– Ну если ты всё равно не собираешься спать, и я не собираюсь, может, поговорим?
– Я не против, – сказал я.
– Знаешь, когда я только пришел в себя, после того как этот парень мне вломил, я жутко испугался. Думал, я умираю. Это было странно. А потом я понял, что ты там со мной, и успокоился. Брайон, знаешь, у меня вся семья – только ты. Нет, конечно, твоя мама ко мне очень добра и всё такое, но все-таки она не моя старушка. А вот ты мне как брат. Настоящий брат.
У Марка никогда не было настоящей семьи. Помню, когда мы были маленькие, я сказал, что он не особо похож на своего отца, а он тогда сказал: «А он мне не отец. Мой настоящий отец – ковбой, он участвует в родео [6]. Моя старушка говорила, что у него золотые глаза и золотые волосы, как у меня, и что он в родео выиграл кучу призов».

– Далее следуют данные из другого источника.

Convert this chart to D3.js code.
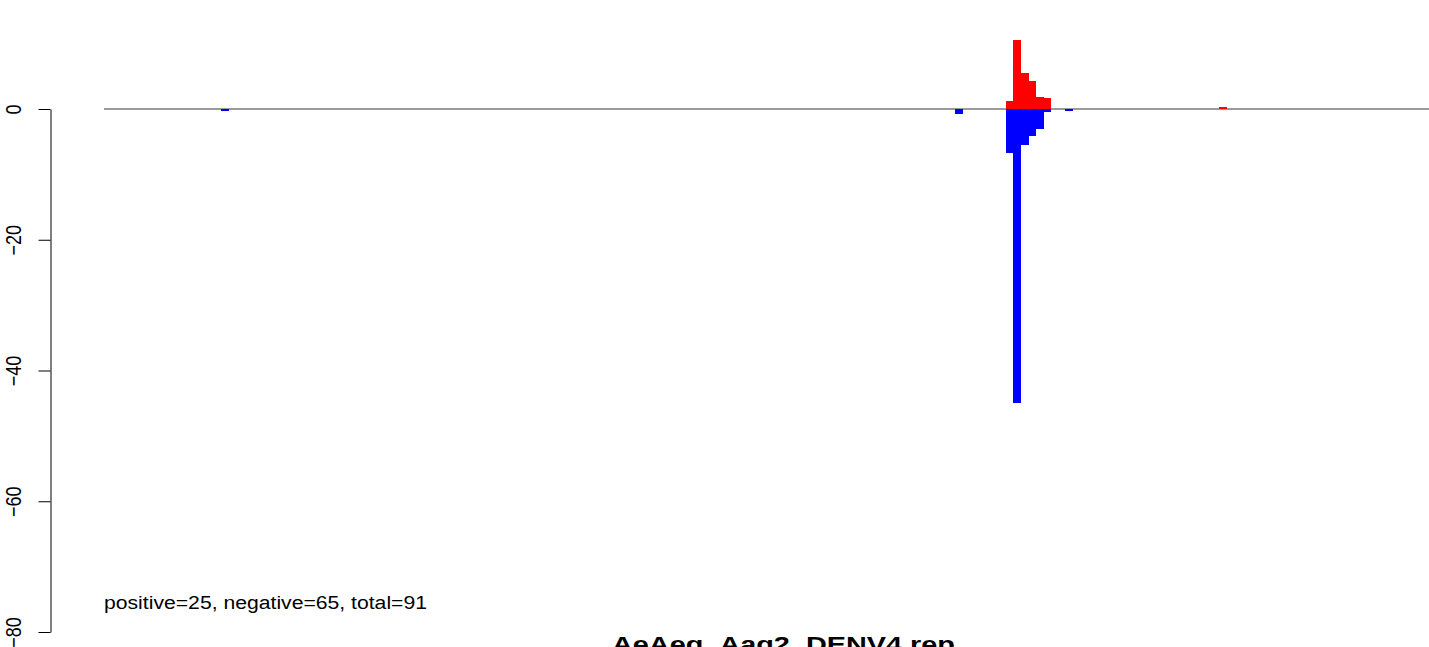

Я тогда подумал: вот это круто, его папа – ковбой! Но когда я вырос, я понял, что это означало: Марк был незаконнорожденным. Мне казалось, его это не беспокоит, но мне про всё так казалось. А может, на самом деле беспокоило, просто я не знал.

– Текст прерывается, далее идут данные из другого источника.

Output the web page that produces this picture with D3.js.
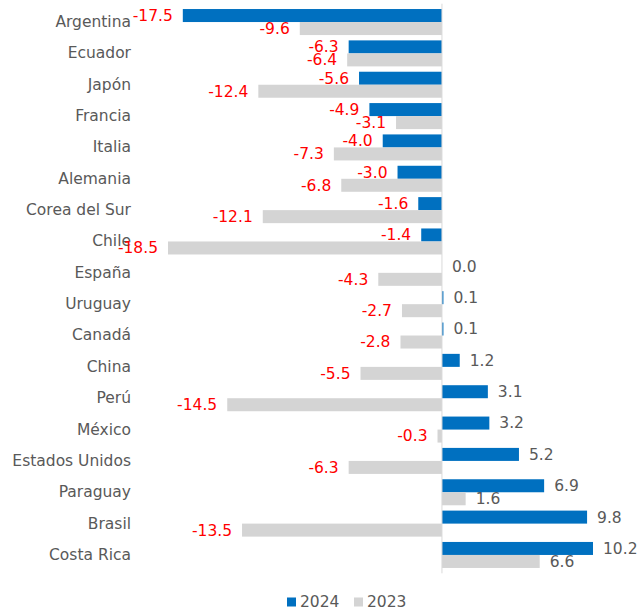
<!DOCTYPE html>
<meta charset="utf-8">
<style>
body { margin: 0; background: #fff; }
#yAxis path, #yAxis line { display: none; }
#yAxis text { font-size: 15.5px; font-family: "DejaVu Sans", Verdana, sans-serif; fill: #595959; }
</style>
<html>
<body>
<div id="my_dataviz"></div>
<script src="https://d3js.org/d3.v7.min.js"></script>
<script>
// data
var countries = ["Argentina", "Ecuador", "Japón", "Francia", "Italia", "Alemania", "Corea del Sur", "Chile",
  "España", "Uruguay", "Canadá", "China", "Perú", "México", "Estados Unidos", "Paraguay", "Brasil", "Costa Rica"];
var values2024 = [-17.5, -6.3, -5.6, -4.9, -4.0, -3.0, -1.6, -1.4, 0.0, 0.1, 0.1, 1.2, 3.1, 3.2, 5.2, 6.9, 9.8, 10.2];
var values2023 = [-9.6, -6.4, -12.4, -3.1, -7.3, -6.8, -12.1, -18.5, -4.3, -2.7, -2.8, -5.5, -14.5, -0.3, -6.3, 1.6, -13.5, 6.6];
var seriesNames = ["2024", "2023"];
var seriesColors = ["#0070C0", "#D4D4D4"];

var width = 639, height = 614;
var font = "'DejaVu Sans', Verdana, sans-serif";

var svg = d3.select("#my_dataviz")
  .append("svg")
    .attr("width", width)
    .attr("height", height);

// build rows from the arrays
var data = countries.map(function(c, i) {
  return { country: c, vals: [values2024[i], values2023[i]] };
});

var x = d3.scaleLinear()
  .domain([-18.5, 10.2])
  .range([168, 593]);

var y = d3.scaleBand()
  .domain(countries)
  .range([3.7, 573.3])
  .padding(0.17);

var ySub = d3.scaleBand()
  .domain(seriesNames)
  .range([0, y.bandwidth()]);

// category axis
svg.append("g")
  .attr("id", "yAxis")
  .attr("transform", "translate(135,0)")
  .call(d3.axisLeft(y).tickSize(0).tickPadding(4));

var groups = svg.selectAll(".grp")
  .data(data)
  .enter()
  .append("g")
    .attr("class", "grp")
    .attr("transform", function(d) { return "translate(0," + y(d.country) + ")"; });

var cells = groups.selectAll("g.cell")
  .data(function(d) { return d.vals.map(function(v, k) { return { v: v, s: seriesNames[k], k: k }; }); })
  .enter()
  .append("g").attr("class", "cell");

cells.append("rect")
  .attr("x", function(d) { return Math.min(x(0), x(d.v)); })
  .attr("y", function(d) { return ySub(d.s); })
  .attr("width", function(d) { return Math.abs(x(d.v) - x(0)); })
  .attr("height", ySub.bandwidth())
  .attr("fill", function(d) { return seriesColors[d.k]; });

cells.append("text")
  .attr("x", function(d) { return d.v < 0 ? x(d.v) - 10 : x(d.v) + 10; })
  .attr("y", function(d) { return ySub(d.s) + ySub.bandwidth() / 2; })
  .attr("dy", "0.35em")
  .attr("text-anchor", function(d) { return d.v < 0 ? "end" : "start"; })
  .style("font-family", font)
  .style("font-size", "15.5px")
  .style("fill", function(d) { return d.v < 0 ? "#FF0000" : "#595959"; })
  .text(function(d) { return d.v.toFixed(1); });

// zero line
svg.append("line")
  .attr("x1", x(0)).attr("x2", x(0))
  .attr("y1", y.range()[0]).attr("y2", y.range()[1])
  .attr("stroke", "#D9D9D9")
  .attr("stroke-width", 1);

// legend
var legend = svg.append("g").attr("transform", "translate(287,602)");
seriesNames.forEach(function(s, i) {
  var g = legend.append("g").attr("transform", "translate(" + (i * 67) + ",0)");
  g.append("rect").attr("x", 0).attr("y", -4.5).attr("width", 9).attr("height", 9).attr("fill", seriesColors[i]);
  g.append("text").attr("x", 13).attr("y", 0).attr("dy", "0.35em")
    .style("font-family", font).style("font-size", "15.5px").style("fill", "#595959")
    .text(s);
});
</script>
</body>
</html>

Тишину прервал голос Марка:
– Это, наверное, еще обезболивающие не выветрились. Не знаю, чего это я разнюнился.
– Для меня ты всегда был братом, – сказал я.
Я видел в темноте лицо Марка. Он улыбался.
4
На следующий день Марку не стало лучше. Когда я спросил, болит ли у него еще голова, он ответил: «Ага». Марк никогда не признавал, что ему по-настоящему больно. Я позвонил врачу из телефона-автомата, но он сказал только, что Марку будет больно еще пару дней, и чтобы я следил за соблюдением постельного режима и давал ему аспирин. Вот уж помог так помог.
Я вернул Чарли машину и рассказал, что случилось, но он особо не заинтересовался. У него были свои собственные проблемы: он получил повестку в армию. Я очень торопился домой – не хотелось оставлять Марка одного. Уж не знаю, от чего ему было хуже: от боли в голове или от необходимости лежать в постели. Он бы наверняка наплевал на предписания врача, но стоило ему сесть, как у него тут же начинала кружиться голова. Телевизора у нас больше не было, а читал он плохо. Даже покер его не интересовал.
– Может, почитаешь мне? – предложил он, когда я уже весь мозг сломал, пытаясь придумать, чем бы нам заняться.
– Почитать тебе? Книгу?
– Ага, помнишь, как когда мы были маленькие? Ты мне всё время читал.
Марк был слишком ленив, чтобы читать самому, а может, чтение его просто не интересовало. Он даже не умел читать как следует. Возможно, с этим и были связаны его плохие оценки в школе, ведь на самом деле он был не глупее меня.
Когда мы были маленькие, я читал ему про ковбоев (мы оба хотели стать ковбоями) – книги типа «Одинокого ковбоя» [7] Уилла Джеймса. Мы залезали на дерево во дворе, я читал вслух, а потом мы играли в ковбоев.
– Помнишь? – спросил Марк.
И мы провели несколько часов, вспоминая те времена. Мы играли в детскую версию уличных разборок, она называлась «Гражданская война», а потом мы доросли и до взрослой. Мы дрались на кулаках и цепями, мы дрались с вобами [8] и с другими бандами грязеров [9]. У нас было обыкновенное детство. Раньше я весь подбирался перед дракой, предвкушал ее, но теперь драки мне наскучили.
У Марка была отличная память, даже лучше моей, хоть и я не жалуюсь, и он вспомнил кучу безумных вещей, которые мы делали в детстве и о которых я начисто забыл. Например, как мы через забор залезли в кинотеатр под открытым небом, и нас поймали. Работник кинотеатра посадил нас в кузов своего грузовика и повез в полицию, но мы выпрыгнули из машины на скорости тридцать миль в час[10]. Каким-то образом никто из нас не убился. Мы всегда задавались вопросом, что же подумал водитель, когда приехал в полицию, а в кузове никого?